» What you have to do
Give the number of lines in this listing that contain "React", with no other words.

» Information supplied
** Start **
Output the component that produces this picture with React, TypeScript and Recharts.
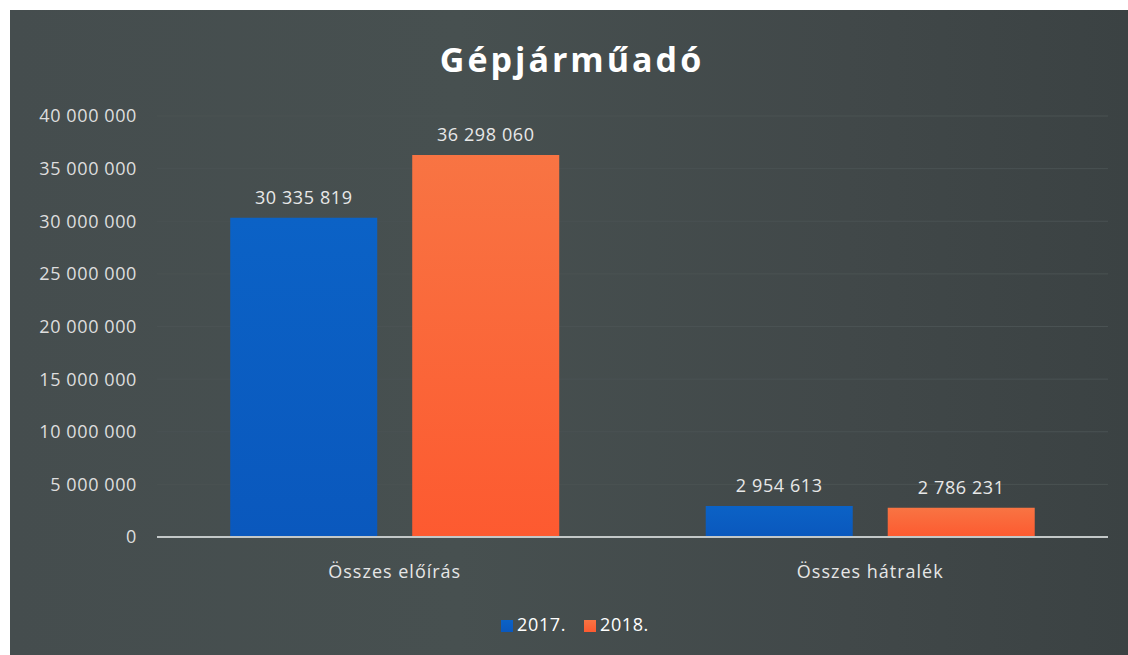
import React from 'react';
import { BarChart, Bar, XAxis, YAxis, CartesianGrid, Legend, LabelList } from 'recharts';

const categories = ['Összes előírás', 'Összes hátralék'];
const values2017 = [30335819, 2954613];
const values2018 = [36298060, 2786231];
const yTicks = [0, 5000000, 10000000, 15000000, 20000000, 25000000, 30000000, 35000000, 40000000];

const data = categories.map((c, i) => ({ name: c, y2017: values2017[i], y2018: values2018[i] }));

const fmt = (v: number) => String(v).replace(/\B(?=(\d{3})+(?!\d))/g, ' ');
const FONT = '"Open Sans", "DejaVu Sans", sans-serif';

export default function App() {
  return (
    <div style={{ position: 'absolute', left: 0, top: 0, width: 1128, height: 655, background: '#fff', overflow: 'hidden' }}>
      <div
        style={{
          position: 'absolute',
          left: 10,
          top: 10,
          width: 1118,
          height: 645,
          background: 'linear-gradient(90deg, #454d4e 0%, #475050 40%, #414849 75%, #3b4243 100%)',
        }}
      />
      <div
        style={{
          position: 'absolute',
          left: 0,
          width: 1144,
          top: 36,
          textAlign: 'center',
          fontFamily: FONT,
          fontWeight: 700,
          fontSize: 34,
          letterSpacing: 3,
          color: '#ffffff',
        }}
      >
        Gépjárműadó
      </div>
      <div style={{ position: 'absolute', left: 0, top: 0 }}>
        <BarChart
          width={1128}
          height={655}
          data={data}
          margin={{ top: 116, right: 20, left: 20, bottom: 48 }}
          barCategoryGap="15.4%"
          barGap={35}
        >
          <defs>
            <linearGradient id="orangeGrad" x1="0" y1="0" x2="0" y2="1">
              <stop offset="0%" stopColor="#f87443" />
              <stop offset="100%" stopColor="#fd5a30" />
            </linearGradient>
            <linearGradient id="blueGrad" x1="0" y1="0" x2="0" y2="1">
              <stop offset="0%" stopColor="#0b62c6" />
              <stop offset="100%" stopColor="#0a58bd" />
            </linearGradient>
          </defs>
          <CartesianGrid vertical={false} stroke="#4a5253" strokeWidth={1} />
          <XAxis
            dataKey="name"
            height={40}
            axisLine={{ stroke: '#c3c8c8', strokeWidth: 2 }}
            tickLine={false}
            tickMargin={22}
            tick={{ fill: '#e6e6e6', fontSize: 18, fontFamily: FONT, letterSpacing: 1 }}
          />
          <YAxis
            width={137}
            domain={[0, 40000000]}
            ticks={yTicks}
            interval={0}
            axisLine={false}
            tickLine={false}
            tickMargin={14}
            tickFormatter={fmt}
            tick={{ fill: '#dedede', fontSize: 18, fontFamily: FONT, letterSpacing: 0.6 }}
          />
          <Legend
            height={30}
            iconType="square"
            iconSize={12}
            wrapperStyle={{ fontFamily: FONT, fontSize: 18, letterSpacing: 0.6, bottom: 13, left: 40, width: 1088 }}
            formatter={(value: string) => <span style={{ color: '#ffffff', marginRight: 8 }}>{value}</span>}
          />
          <Bar dataKey="y2017" name="2017." fill="url(#blueGrad)" isAnimationActive={false} legendType="square">
            <LabelList dataKey="y2017" position="top" offset={14} formatter={fmt} fill="#e8e8e8" fontSize={18} fontFamily={FONT} letterSpacing={0.6} />
          </Bar>
          <Bar dataKey="y2018" name="2018." fill="url(#orangeGrad)" isAnimationActive={false} legendType="square">
            <LabelList dataKey="y2018" position="top" offset={14} formatter={fmt} fill="#e8e8e8" fontSize={18} fontFamily={FONT} letterSpacing={0.6} />
          </Bar>
        </BarChart>
      </div>
    </div>
  );
}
** End **
» Result below
2